The Earl of Errol, one of the exiled Catholic lords, writing to the king from Middleburg in July 1596, speaks of having undergone incessant troubles ever since he professed the Catholic religion, and of having for three or four years past been in daily and extreme peril of his life. He says: ‘My late and greatest extremities have proceeded only upon that over-great fervour and onnecessar rigour of the ministry, wha, disdainfully rejecting all reasonable conditions, will force men’s consciences, not as yet persuaded, till embrace their opinions in matters of religion.’[195]
1592-3.
Mr John Graham of Hallyards, a judge of the Court of Session, had an unfortunate litigation with Sir James Sandilands, the Tutor of Calder, about some temple-lands which his wife had brought to him. There had been a deed forged in the case, and a notary hanged for it, and a collision between the Court of Session and the General Assembly as to jurisdiction, and now Sir James Sandilands had become incensed to a degree of fury against his opponent the judge.
Graham, being charged by the king, for peace’ sake, to depart from Edinburgh, was passing down Leith Wynd in obedience to the order, attended by three or four score persons for his protection, when Sir James Sandilands, accompanied by his friend the Duke of Lennox, and an armed company, followed hard at his heels. Graham, thinking he was about to be attacked, turned to make resistance. The duke sent to tell him that if he proceeded on his journey, no one would molest him; but the message proved of no use, in consequence of some stray shot from Graham’s company. The party of Sandilands immediately made an attack; the other party hastily fled. Graham fell wounded on the street, and was carried into a neighbouring house. A French boy, page to Sir Alexander Stewart, one of Sandilands’s friends, seeing his master slain, followed the hapless judge into the house, ‘douped a whinger into him,’ and so despatched him. Such was the characteristic termination of a lawsuit in 1593.—Cal.

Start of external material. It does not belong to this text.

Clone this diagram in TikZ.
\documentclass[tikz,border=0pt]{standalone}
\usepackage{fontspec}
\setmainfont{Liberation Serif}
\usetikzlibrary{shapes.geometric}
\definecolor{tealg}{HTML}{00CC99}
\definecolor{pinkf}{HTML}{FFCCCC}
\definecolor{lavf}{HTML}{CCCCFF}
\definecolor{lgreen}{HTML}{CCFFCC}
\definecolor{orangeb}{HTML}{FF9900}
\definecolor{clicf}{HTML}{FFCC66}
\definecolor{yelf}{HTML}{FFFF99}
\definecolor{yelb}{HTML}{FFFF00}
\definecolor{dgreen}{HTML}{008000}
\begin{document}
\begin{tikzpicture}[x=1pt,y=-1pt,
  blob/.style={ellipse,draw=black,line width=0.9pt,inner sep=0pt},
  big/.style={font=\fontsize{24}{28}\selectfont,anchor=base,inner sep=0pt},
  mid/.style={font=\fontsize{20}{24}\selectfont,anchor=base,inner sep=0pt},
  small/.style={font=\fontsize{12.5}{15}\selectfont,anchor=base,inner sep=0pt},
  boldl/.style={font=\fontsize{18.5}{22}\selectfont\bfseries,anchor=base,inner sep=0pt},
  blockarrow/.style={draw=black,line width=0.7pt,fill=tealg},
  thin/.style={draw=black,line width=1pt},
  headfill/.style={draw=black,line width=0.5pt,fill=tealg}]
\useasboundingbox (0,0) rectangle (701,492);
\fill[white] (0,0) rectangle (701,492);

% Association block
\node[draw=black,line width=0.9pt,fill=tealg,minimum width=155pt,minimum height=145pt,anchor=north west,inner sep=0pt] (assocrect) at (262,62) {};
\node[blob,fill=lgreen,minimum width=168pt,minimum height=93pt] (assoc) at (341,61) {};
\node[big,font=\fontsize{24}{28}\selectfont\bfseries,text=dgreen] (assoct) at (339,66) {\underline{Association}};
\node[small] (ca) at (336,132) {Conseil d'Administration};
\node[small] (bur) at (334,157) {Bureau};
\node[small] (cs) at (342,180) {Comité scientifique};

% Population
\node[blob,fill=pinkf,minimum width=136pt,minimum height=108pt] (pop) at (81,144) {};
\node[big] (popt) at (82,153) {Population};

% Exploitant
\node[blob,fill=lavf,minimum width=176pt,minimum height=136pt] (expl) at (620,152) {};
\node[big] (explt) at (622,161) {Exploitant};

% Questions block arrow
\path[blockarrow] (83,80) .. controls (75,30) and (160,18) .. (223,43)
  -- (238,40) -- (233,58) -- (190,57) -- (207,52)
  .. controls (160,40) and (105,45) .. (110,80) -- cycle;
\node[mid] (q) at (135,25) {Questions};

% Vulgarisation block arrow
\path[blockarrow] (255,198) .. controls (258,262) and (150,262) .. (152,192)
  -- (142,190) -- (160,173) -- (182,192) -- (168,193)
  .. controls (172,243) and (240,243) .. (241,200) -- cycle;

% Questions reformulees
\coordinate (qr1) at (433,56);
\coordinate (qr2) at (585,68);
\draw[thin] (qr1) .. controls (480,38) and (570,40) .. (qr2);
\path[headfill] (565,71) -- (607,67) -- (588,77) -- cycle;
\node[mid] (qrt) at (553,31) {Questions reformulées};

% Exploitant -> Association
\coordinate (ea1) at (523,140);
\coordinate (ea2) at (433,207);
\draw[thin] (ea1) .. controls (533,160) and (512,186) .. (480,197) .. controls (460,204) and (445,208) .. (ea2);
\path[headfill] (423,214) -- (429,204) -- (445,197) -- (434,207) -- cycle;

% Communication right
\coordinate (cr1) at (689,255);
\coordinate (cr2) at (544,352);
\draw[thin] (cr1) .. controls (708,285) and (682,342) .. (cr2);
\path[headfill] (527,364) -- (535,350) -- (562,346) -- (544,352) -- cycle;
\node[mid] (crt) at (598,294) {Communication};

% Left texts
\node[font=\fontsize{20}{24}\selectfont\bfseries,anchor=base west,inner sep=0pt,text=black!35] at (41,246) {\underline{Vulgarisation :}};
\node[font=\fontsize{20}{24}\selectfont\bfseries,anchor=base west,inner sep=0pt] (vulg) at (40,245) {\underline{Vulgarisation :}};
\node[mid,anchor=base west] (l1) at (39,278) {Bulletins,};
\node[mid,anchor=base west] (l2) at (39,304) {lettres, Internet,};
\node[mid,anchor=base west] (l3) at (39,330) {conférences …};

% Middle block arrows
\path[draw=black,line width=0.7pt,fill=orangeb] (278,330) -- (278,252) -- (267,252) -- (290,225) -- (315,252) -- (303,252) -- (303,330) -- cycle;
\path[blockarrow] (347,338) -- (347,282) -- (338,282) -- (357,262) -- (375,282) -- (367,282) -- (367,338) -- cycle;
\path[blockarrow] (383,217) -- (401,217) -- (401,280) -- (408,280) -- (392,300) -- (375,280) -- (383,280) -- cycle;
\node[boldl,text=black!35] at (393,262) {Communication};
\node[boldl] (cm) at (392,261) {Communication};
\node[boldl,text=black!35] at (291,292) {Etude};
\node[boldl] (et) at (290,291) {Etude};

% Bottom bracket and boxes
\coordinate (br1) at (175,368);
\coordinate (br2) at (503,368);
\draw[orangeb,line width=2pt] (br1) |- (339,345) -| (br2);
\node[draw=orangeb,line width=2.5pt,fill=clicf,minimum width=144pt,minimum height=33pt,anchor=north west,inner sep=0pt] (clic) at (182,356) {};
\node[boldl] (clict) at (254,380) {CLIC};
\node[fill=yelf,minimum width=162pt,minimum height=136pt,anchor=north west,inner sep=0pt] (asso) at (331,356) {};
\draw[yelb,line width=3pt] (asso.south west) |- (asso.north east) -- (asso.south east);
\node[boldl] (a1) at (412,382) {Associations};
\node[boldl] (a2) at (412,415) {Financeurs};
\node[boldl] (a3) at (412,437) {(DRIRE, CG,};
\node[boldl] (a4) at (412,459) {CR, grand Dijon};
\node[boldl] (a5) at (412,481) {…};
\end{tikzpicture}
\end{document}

It is highly worthy of remark, that, not many months after, Sir James Sandilands was once more peaceably living at court.
1593.
Amongst the complications of the affair between Huntly and Moray in February 1592, there were mingled the details of a plot in which Huntly and the Chancellor Maitland were connected with three chieftains of the clan Campbell—Ardkinlas, Lochnell, and Glenurchy—against the life of John Campbell of Calder, who was obnoxious to the latter persons on account of his supreme influence in the affairs of the minor Earl of Argyle. By the exertions of Ardkinlas, a man called MacEllar was procured to undertake the assassination of Calder: and in the same month which saw the tragedy at Dunnibrissle, this wretched man shot Calder with three bullets, through a window, as the victim sat unsuspecting of danger in the house of Knepoch in Lorn.